= Subhamiltonian graph =

Subgraph of planar graph with Hamiltonian cycle

In graph theory and graph drawing, a subhamiltonian graph is a subgraph of a planar Hamiltonian graph.

==Definition==
A graph G is subhamiltonian if G is a subgraph of another graph aug(G) on the same vertex set, such that aug(G) is planar and contains a Hamiltonian cycle. For this to be true, G itself must be planar, and additionally it must be possible to add edges to G, preserving planarity,
in order to create a cycle in the augmented graph that passes through each vertex exactly once. The graph aug(G) is called a Hamiltonian augmentation of G.

It would be equivalent to define G to be subhamiltonian if G is a subgraph of a Hamiltonian planar graph, without requiring this larger graph to have the same vertex set. That is, for this alternative definition, it should be possible to add both vertices and edges to G to create a Hamiltonian cycle. However, if a graph can be made Hamiltonian by the addition of vertices and edges it can also be made Hamiltonian by the addition of edges alone, so this extra freedom does not change the definition.
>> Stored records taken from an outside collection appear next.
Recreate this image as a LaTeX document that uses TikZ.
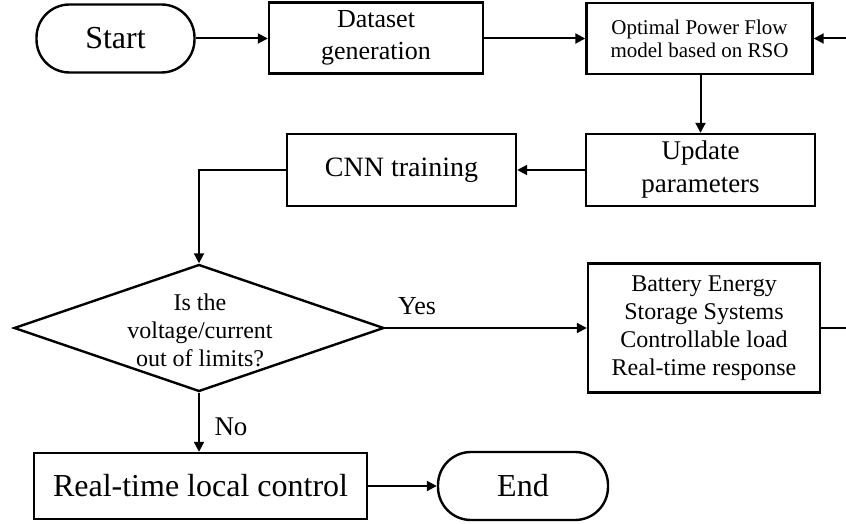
\documentclass[tikz,border=0pt]{standalone}
\usepackage{fontspec}
\setmainfont{Liberation Serif}
\usetikzlibrary{arrows.meta,shapes.geometric}
\tikzset{
  box/.style={draw, line width=2.4pt, rectangle, align=center, inner sep=0pt},
  term/.style={draw, line width=2.4pt, rectangle, rounded corners=33pt, align=center, inner sep=0pt},
  conn/.style={line width=2pt, -{Triangle[length=10pt,width=10pt]}},
  lbl/.style={inner sep=0pt, align=center}
}
\newcommand{\fs}[2]{\fontsize{#1}{#2}\selectfont}
\begin{document}
\begin{tikzpicture}[x=1pt,y=1pt]
\useasboundingbox (0,0) rectangle (846,-524);
% top row
\node[term, minimum width=158pt, minimum height=68pt, font=\fs{32}{38}] (start) at (115.5,-38.5) {Start};
\node[box, minimum width=214pt, minimum height=71pt, font=\fs{26}{32}] (data) at (376,-38) {Dataset\\generation};
\node[box, minimum width=226pt, minimum height=71pt, font=\fs{21}{23}] (opf) at (699.5,-38.5) {Optimal Power Flow\\model based on RSO};
% second row
\node[box, minimum width=229pt, minimum height=72pt, font=\fs{27}{33}] (upd) at (700.5,-170) {Update\\parameters};
\node[box, minimum width=229pt, minimum height=72pt, font=\fs{28}{34}] (cnn) at (401.5,-170) {CNN training};
% decision
\node[draw, line width=2.4pt, diamond, inner sep=0pt, minimum width=370pt, minimum height=127pt] (dec) at (199,-328) {};
\node[lbl, font=\fs{24}{28}] (dectext) at (200,-330) {Is the\\voltage/current\\out of limits?};
\node[box, minimum width=232pt, minimum height=129pt, font=\fs{24}{28}] (bat) at (704,-328) {Battery Energy\\Storage Systems\\Controllable load\\Real-time response};
% bottom row
\node[box, minimum width=333pt, minimum height=66pt, font=\fs{32}{38}] (rt) at (200.5,-486) {Real-time local control};
\node[term, minimum width=170pt, minimum height=68pt, font=\fs{32}{38}] (end) at (523,-486) {End};
% labels
\node[lbl, font=\fs{26}{30}] (yes) at (417,-306) {Yes};
\node[lbl, font=\fs{27}{30}] (no) at (231,-427) {No};
% connectors
\draw[conn] (start.east) -- (start.east -| data.west);
\draw[conn] (data.east |- opf.west) -- (opf.west);
\draw[conn] (upd.north -| opf.south) ++(0,0) (opf.south -| upd.north) -- (upd.north);
\draw[conn] (upd.west) -- (cnn.east);
\coordinate (cnnl) at (cnn.west -| dec.north);
\draw[conn] (cnn.west) -- (cnnl) -- (dec.north);
\draw[conn] (dec.east) -- (bat.west);
\draw[conn] (dec.south) -- (dec.south |- rt.north);
\draw[conn] (rt.east) -- (end.west);
\coordinate (loopr) at (870,-328);
\draw[conn] (bat.east) -- (loopr) |- (opf.east);
\end{tikzpicture}
\end{document}
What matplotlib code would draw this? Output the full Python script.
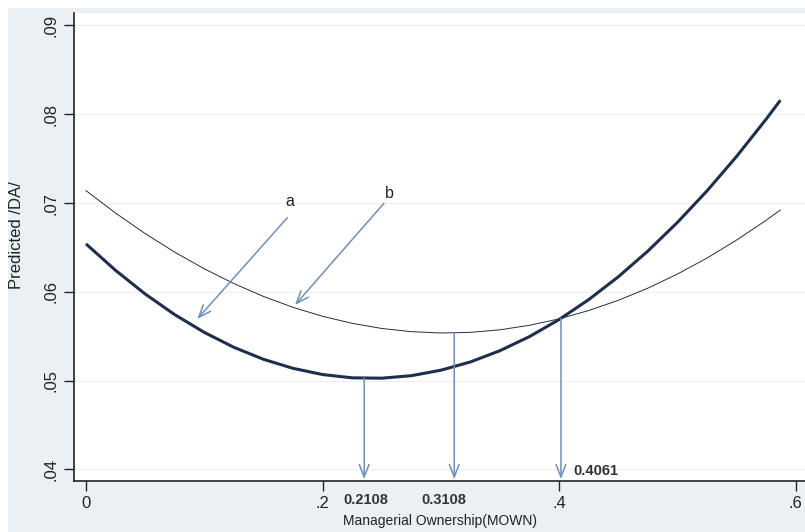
import matplotlib
matplotlib.use("Agg")
import matplotlib.pyplot as plt
from matplotlib.patches import Rectangle

plt.rcParams['font.family'] = ['Liberation Sans', 'DejaVu Sans']

# data
mown = [0.0, 0.025, 0.05, 0.075, 0.1, 0.125, 0.15, 0.175, 0.2, 0.225, 0.25, 0.275,
        0.3, 0.325, 0.35, 0.375, 0.4, 0.425, 0.45, 0.475, 0.5, 0.525, 0.55, 0.575, 0.587]
curve_a = [0.06540, 0.06242, 0.05976, 0.05743, 0.05543, 0.05375, 0.05240, 0.05138,
           0.05068, 0.05031, 0.05027, 0.05055, 0.05117, 0.05210, 0.05337, 0.05496,
           0.05688, 0.05912, 0.06169, 0.06459, 0.06782, 0.07137, 0.07525, 0.07945, 0.08158]
curve_b = [0.07140, 0.06887, 0.06656, 0.06447, 0.06259, 0.06093, 0.05948, 0.05825,
           0.05724, 0.05645, 0.05587, 0.05551, 0.05536, 0.05543, 0.05572, 0.05623,
           0.05695, 0.05789, 0.05904, 0.06041, 0.06200, 0.06380, 0.06583, 0.06806, 0.06921]

yticks = [0.04, 0.05, 0.06, 0.07, 0.08, 0.09]
ytick_labels = ['.04', '.05', '.06', '.07', '.08', '.09']
xticks = [0.0, 0.2, 0.4, 0.6]
xtick_labels = ['0', '.2', '.4', '.6']

# vertical arrows: x position, start y
varrow_x = [0.2352, 0.3113, 0.4015]
varrow_y0 = [0.0503, 0.0554, 0.0570]
varrow_labels = ['0.2108', '0.3108', '0.4061']

# letter arrows: text pos, arrow start, arrow tip
letter_names = ['a', 'b']
letter_text_xy = [(0.1725, 0.0702), (0.2564, 0.0711)]
letter_start_xy = [(0.1702, 0.06834), (0.2519, 0.06997)]
letter_tip_xy = [(0.0941, 0.05694), (0.1767, 0.05851)]

fig = plt.figure(figsize=(8.05, 5.32), dpi=100)
fig.patch.set_facecolor('white')
fig.add_artist(Rectangle((8 / 805, 0), 1, 1 - 8 / 532, transform=fig.transFigure,
                         facecolor='#eaf0f3', edgecolor='none', zorder=0))

ax = fig.add_axes([74 / 805, 1 - 481 / 532, 1 - 74 / 805, (481 - 13) / 532])
ax.set_facecolor('white')
ax.set_xlim(-0.0101, 0.6078)
ax.set_ylim(0.03869, 0.0914)

for yv in yticks:
    ax.axhline(yv, color='#eef1f3', lw=1.0, zorder=1)

line_col = '#1e2f4d'
ax.plot(mown, curve_a, color=line_col, lw=2.2, zorder=3, solid_capstyle='butt',
        solid_joinstyle='round')
ax.plot(mown, curve_b, color=line_col, lw=0.7, zorder=3, solid_joinstyle='round')

arrow_col = '#6f8fbd'
tip_y = 0.0389
for x, y0 in zip(varrow_x, varrow_y0):
    ax.annotate('', xy=(x, tip_y), xytext=(x, y0),
                arrowprops=dict(arrowstyle='->,head_length=0.9,head_width=0.35',
                                color=arrow_col, lw=1.1, shrinkA=0, shrinkB=0), zorder=4)

for name, txy, sxy, pxy in zip(letter_names, letter_text_xy, letter_start_xy, letter_tip_xy):
    ax.annotate('', xy=pxy, xytext=sxy,
                arrowprops=dict(arrowstyle='->,head_length=0.9,head_width=0.35',
                                color=arrow_col, lw=1.1, shrinkA=0, shrinkB=0), zorder=4)
    ax.text(txy[0], txy[1], name, fontsize=11.5, ha='center', va='center', color='#222222')

# value labels near the arrows
lab_kw = dict(fontsize=10.5, fontweight='bold', color='#333333', clip_on=False, va='center')
ax.text(0.2362, 0.0366, varrow_labels[0], ha='center', **lab_kw)
ax.text(0.3024, 0.0366, varrow_labels[1], ha='center', **lab_kw)
ax.text(0.4117, 0.0398, varrow_labels[2], ha='left', **lab_kw)

ax.spines['top'].set_visible(False)
ax.spines['right'].set_visible(False)
for s in ['left', 'bottom']:
    ax.spines[s].set_color('#222222')
    ax.spines[s].set_linewidth(1.2)

ax.set_yticks(yticks)
ax.set_yticklabels(ytick_labels, rotation=90, va='center', fontsize=12)
ax.set_xticks(xticks)
ax.set_xticklabels(xtick_labels, fontsize=12)
ax.tick_params(axis='both', length=7, width=1.0, color='#222222', labelcolor='#222222', pad=4)

fig.text(440 / 805, 1 - 521 / 532, 'Managerial Ownership(MOWN)', fontsize=10,
         color='#222222', ha='center', va='center')
ax.set_ylabel('Predicted /DA/', fontsize=12, color='#222222')
ax.yaxis.set_label_coords(-(74 - 24) / (805 - 74), (481 - 235) / (481 - 13))

fig.savefig('out.png', dpi=100, facecolor=fig.get_facecolor())
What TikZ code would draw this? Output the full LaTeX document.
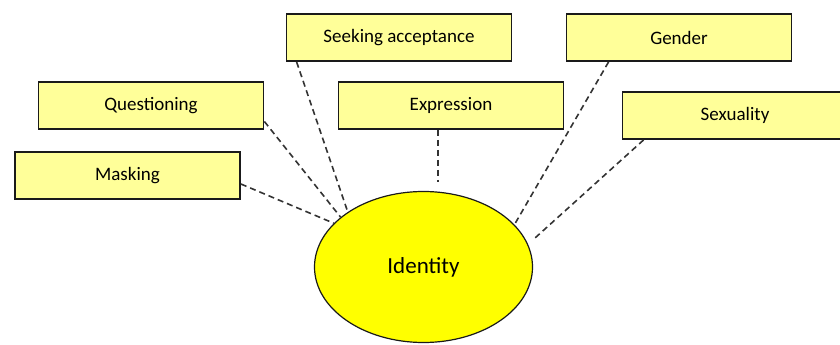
\documentclass[tikz,border=0pt]{standalone}
\usepackage{fontspec}
\setmainfont{Carlito}
\usetikzlibrary{shapes.geometric}
\definecolor{boxfill}{HTML}{FFFF99}
\definecolor{ellfill}{HTML}{FFFF00}
\definecolor{edge}{HTML}{1A1A1A}
\definecolor{conncol}{HTML}{333333}
\begin{document}
\begin{tikzpicture}[x=1pt,y=-1pt,
  lbl/.style={draw=edge, line width=1.8pt, fill=boxfill, minimum width=225pt,
    minimum height=47pt, inner sep=0pt, font=\fontsize{19}{22}\selectfont},
  idell/.style={ellipse, draw=edge, line width=1.2pt, fill=ellfill, minimum width=218pt,
    minimum height=151pt, inner sep=0pt, font=\fontsize{23}{27}\selectfont},
  conn/.style={draw=conncol, line width=1.6pt, dash pattern=on 6pt off 4pt}]
\useasboundingbox (0,0) rectangle (840,345);
\clip (0,0) rectangle (840,345);
\node[lbl] (mask) at (127.5,175.5) {Masking};
\node[lbl] (quest) at (151,105.5) {Questioning};
\node[lbl] (seek) at (399,37.5) {Seeking acceptance};
\node[lbl] (expr) at (451,105.5) {Expression};
\node[lbl] (gen) at (679,37.5) {Gender};
\node[lbl] (sex) at (735,115.5) {Sexuality};
\node[idell] (id) at (423.5,267) {Identity};
\coordinate (sxend) at (535,238);
\draw[conn] ([yshift=-8.5pt]mask.east) -- (id.154);
\draw[conn] ([yshift=-16pt]quest.east) -- (id.149);
\draw[conn] ([xshift=11pt]seek.south west) -- (id.144);
\draw[conn] ([xshift=-13pt]expr.south) -- ++(0,52);
\draw[conn] ([xshift=43pt]gen.south west) -- (id.25);
\draw[conn] ([xshift=22pt]sex.south west) -- (sxend);
\end{tikzpicture}
\end{document}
In a subhamiltonian graph, a subhamiltonian cycle is a cyclic sequence of vertices such that adding an edge between each consecutive pair of vertices in the sequence preserves the planarity of the graph. A graph is subhamiltonian if and only if it has a subhamiltonian cycle.

==History and applications==
The class of subhamiltonian graphs (but not this name for them) was introduced by Bernhart & Kainen (1979), who proved that these are exactly the graphs with two-page book embeddings. Subhamiltonian graphs and Hamiltonian augmentations have also been applied in graph drawing to problems involving embedding graphs onto universal point sets, simultaneous embedding of multiple graphs, and layered graph drawing.

==Related graph classes==
Some classes of planar graphs are necessarily Hamiltonian, and therefore also subhamiltonian. These include the 4-connected planar graphs, by Tutte's theorem on Hamiltonian cycles, and the Halin graphs.

Every planar graph with maximum degree at most four is subhamiltonian, as is every planar graph with no separating triangles.
If the edges of an arbitrary planar graph are subdivided into paths of length two, the resulting subdivided graph is always subhamiltonian.